## YOUR INSTRUCTIONS
Of the material below, the lines to be retyped are those from the line containing "Convert this chart to D3.js code." through the line containing "const dashQuarters = ['1Q19', '2Q19', '4Q19', '1Q20'];", inclusive; reproduce them exactly.

━━ EXERCISE MATERIALS ━━

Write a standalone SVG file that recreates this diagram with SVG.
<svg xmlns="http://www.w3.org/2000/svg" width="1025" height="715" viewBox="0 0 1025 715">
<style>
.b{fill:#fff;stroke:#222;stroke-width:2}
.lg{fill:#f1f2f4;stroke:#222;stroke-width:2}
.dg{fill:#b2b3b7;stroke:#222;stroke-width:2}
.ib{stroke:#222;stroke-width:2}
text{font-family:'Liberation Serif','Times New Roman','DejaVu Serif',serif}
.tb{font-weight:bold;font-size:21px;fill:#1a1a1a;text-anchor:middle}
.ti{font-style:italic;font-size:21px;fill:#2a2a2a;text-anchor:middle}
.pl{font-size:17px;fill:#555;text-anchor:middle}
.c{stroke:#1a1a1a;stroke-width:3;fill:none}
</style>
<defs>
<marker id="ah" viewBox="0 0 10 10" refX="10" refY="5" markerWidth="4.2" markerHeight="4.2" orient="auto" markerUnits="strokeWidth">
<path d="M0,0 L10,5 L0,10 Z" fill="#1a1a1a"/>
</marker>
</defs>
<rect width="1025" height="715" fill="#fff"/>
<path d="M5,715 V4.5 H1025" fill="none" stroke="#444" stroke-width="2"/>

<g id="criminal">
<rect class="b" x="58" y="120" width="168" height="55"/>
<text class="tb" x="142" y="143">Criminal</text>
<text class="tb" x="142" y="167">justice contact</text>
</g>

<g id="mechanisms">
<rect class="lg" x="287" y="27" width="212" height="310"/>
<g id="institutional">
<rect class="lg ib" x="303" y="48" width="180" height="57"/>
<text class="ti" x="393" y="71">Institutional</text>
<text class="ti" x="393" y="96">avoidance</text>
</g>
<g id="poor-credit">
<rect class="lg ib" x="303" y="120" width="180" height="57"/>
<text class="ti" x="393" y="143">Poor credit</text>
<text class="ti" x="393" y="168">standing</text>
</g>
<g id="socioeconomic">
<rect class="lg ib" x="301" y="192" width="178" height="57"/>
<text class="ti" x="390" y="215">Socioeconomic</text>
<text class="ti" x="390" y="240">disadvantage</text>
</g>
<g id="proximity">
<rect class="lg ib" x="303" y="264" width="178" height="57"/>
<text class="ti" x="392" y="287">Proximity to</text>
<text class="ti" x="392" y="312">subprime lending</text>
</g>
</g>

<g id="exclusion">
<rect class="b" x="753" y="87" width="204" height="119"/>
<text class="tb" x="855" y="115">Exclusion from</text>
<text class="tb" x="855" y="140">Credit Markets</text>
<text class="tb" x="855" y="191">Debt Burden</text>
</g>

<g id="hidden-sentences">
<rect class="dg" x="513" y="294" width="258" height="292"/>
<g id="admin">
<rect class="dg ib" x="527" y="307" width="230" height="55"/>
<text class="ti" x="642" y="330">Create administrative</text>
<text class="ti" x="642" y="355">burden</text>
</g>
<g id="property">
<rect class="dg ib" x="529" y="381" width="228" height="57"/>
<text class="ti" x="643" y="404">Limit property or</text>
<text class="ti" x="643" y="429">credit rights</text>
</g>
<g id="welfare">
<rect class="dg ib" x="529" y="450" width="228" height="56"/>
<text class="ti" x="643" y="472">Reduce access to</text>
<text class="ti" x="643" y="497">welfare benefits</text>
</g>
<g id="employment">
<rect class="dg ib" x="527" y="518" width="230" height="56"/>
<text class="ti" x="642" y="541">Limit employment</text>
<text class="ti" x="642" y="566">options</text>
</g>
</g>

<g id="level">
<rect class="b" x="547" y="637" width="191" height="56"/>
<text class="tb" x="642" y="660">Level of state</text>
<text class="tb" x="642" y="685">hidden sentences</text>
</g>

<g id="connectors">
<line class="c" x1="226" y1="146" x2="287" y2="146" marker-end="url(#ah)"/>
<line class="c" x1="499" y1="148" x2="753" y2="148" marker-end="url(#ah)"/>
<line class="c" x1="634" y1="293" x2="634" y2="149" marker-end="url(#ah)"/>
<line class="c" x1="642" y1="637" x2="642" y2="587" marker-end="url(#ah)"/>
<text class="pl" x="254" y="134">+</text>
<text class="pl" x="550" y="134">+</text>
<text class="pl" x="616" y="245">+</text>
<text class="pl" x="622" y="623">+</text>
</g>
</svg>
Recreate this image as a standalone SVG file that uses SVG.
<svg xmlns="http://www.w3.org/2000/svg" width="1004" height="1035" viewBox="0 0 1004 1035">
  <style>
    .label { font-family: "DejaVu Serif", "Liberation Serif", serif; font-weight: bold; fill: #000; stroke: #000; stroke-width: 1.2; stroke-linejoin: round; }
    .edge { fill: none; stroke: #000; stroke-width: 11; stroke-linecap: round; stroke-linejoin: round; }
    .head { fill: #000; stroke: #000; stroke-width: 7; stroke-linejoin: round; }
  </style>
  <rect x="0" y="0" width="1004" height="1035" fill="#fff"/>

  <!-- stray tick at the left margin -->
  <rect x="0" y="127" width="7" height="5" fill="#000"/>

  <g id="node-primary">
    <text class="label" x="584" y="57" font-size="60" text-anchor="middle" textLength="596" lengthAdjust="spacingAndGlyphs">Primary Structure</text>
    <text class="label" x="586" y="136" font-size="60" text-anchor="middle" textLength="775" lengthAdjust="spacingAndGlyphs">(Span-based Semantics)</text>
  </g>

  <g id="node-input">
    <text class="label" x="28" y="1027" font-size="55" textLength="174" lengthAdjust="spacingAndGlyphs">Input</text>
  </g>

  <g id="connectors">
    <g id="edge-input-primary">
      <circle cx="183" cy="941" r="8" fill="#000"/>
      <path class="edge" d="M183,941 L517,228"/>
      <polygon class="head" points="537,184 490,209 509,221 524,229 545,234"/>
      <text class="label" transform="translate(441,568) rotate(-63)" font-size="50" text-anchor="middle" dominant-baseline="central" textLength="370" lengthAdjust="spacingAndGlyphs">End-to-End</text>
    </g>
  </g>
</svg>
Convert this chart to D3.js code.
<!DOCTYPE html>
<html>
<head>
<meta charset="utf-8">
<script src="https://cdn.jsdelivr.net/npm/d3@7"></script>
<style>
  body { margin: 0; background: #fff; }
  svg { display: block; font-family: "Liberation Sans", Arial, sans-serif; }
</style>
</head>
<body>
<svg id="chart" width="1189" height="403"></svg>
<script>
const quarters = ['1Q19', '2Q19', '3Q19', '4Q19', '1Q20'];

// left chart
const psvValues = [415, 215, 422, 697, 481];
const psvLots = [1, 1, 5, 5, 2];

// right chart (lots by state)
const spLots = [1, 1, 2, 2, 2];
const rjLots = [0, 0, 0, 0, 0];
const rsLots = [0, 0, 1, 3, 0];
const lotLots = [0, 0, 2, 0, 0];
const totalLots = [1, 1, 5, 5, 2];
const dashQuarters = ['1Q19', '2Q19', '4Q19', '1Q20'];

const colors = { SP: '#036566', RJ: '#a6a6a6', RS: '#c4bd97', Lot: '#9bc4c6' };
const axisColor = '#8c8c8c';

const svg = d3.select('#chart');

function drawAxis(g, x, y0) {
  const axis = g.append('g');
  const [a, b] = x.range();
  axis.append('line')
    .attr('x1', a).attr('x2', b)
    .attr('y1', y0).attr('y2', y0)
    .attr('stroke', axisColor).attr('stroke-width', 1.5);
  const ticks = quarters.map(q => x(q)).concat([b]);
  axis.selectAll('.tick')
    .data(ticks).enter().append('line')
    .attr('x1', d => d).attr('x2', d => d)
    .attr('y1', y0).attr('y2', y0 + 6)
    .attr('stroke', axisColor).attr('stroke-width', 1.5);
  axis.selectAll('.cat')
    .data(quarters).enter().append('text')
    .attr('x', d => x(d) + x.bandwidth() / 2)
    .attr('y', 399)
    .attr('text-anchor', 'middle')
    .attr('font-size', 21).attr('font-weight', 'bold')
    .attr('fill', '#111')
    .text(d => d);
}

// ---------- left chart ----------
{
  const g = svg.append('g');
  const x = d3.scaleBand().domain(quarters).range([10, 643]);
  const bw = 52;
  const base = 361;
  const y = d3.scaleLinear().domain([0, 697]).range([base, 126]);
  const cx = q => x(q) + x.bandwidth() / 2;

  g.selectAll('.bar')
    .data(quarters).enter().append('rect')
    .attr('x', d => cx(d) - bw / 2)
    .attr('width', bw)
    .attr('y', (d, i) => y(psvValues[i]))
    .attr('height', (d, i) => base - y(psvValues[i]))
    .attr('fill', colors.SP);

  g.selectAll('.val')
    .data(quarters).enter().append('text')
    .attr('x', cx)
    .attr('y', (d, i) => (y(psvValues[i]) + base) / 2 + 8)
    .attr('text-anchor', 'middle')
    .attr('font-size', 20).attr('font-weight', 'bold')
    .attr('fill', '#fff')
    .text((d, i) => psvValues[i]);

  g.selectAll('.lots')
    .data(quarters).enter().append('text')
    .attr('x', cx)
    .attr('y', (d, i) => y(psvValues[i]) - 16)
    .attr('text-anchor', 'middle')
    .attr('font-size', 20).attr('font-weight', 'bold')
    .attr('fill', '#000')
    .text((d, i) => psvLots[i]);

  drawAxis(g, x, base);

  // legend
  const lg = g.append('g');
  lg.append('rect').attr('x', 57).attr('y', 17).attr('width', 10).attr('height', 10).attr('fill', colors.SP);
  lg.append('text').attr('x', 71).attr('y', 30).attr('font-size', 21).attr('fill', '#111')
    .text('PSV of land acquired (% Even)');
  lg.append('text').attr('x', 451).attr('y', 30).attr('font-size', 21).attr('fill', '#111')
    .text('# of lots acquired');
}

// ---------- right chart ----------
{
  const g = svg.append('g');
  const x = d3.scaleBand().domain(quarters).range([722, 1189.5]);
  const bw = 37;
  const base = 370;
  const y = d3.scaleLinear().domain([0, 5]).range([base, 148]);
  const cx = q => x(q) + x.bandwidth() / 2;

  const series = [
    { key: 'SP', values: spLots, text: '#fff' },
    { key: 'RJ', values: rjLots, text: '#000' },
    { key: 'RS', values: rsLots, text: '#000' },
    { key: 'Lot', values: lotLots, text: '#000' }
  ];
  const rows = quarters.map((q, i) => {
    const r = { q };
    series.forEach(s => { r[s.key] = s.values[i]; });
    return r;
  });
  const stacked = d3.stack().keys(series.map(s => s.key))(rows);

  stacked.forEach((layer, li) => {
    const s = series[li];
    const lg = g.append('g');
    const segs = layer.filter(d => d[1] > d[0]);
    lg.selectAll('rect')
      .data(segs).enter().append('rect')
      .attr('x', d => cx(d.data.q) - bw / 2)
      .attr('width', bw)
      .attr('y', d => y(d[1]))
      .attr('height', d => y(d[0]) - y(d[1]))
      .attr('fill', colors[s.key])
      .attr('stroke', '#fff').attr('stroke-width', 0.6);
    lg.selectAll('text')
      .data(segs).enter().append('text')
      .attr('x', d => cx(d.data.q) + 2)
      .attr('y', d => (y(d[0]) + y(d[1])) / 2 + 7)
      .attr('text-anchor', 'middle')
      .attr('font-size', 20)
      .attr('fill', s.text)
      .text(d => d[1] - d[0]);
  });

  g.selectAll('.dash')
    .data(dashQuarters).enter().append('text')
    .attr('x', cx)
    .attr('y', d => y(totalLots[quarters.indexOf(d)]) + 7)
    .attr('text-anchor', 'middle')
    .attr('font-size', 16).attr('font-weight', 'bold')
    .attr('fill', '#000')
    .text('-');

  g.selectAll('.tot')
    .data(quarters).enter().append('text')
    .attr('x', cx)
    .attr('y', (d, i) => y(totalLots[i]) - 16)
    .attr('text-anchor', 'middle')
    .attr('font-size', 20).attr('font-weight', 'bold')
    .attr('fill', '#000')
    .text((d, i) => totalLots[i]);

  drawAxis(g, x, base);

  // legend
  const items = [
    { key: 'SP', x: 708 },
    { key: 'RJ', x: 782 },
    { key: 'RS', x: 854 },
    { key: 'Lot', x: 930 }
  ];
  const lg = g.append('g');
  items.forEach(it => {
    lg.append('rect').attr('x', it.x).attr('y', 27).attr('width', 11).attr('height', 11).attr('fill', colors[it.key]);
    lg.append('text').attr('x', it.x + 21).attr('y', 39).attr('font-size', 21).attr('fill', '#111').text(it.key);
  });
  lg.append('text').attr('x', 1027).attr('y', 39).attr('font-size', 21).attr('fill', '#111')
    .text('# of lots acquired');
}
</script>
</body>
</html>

━━━

## RESPONSE TO THIS TASK
Convert this chart to D3.js code.
<!DOCTYPE html>
<html>
<head>
<meta charset="utf-8">
<script src="https://cdn.jsdelivr.net/npm/d3@7"></script>
<style>
  body { margin: 0; background: #fff; }
  svg { display: block; font-family: "Liberation Sans", Arial, sans-serif; }
</style>
</head>
<body>
<svg id="chart" width="1189" height="403"></svg>
<script>
const quarters = ['1Q19', '2Q19', '3Q19', '4Q19', '1Q20'];

// left chart
const psvValues = [415, 215, 422, 697, 481];
const psvLots = [1, 1, 5, 5, 2];

// right chart (lots by state)
const spLots = [1, 1, 2, 2, 2];
const rjLots = [0, 0, 0, 0, 0];
const rsLots = [0, 0, 1, 3, 0];
const lotLots = [0, 0, 2, 0, 0];
const totalLots = [1, 1, 5, 5, 2];
const dashQuarters = ['1Q19', '2Q19', '4Q19', '1Q20'];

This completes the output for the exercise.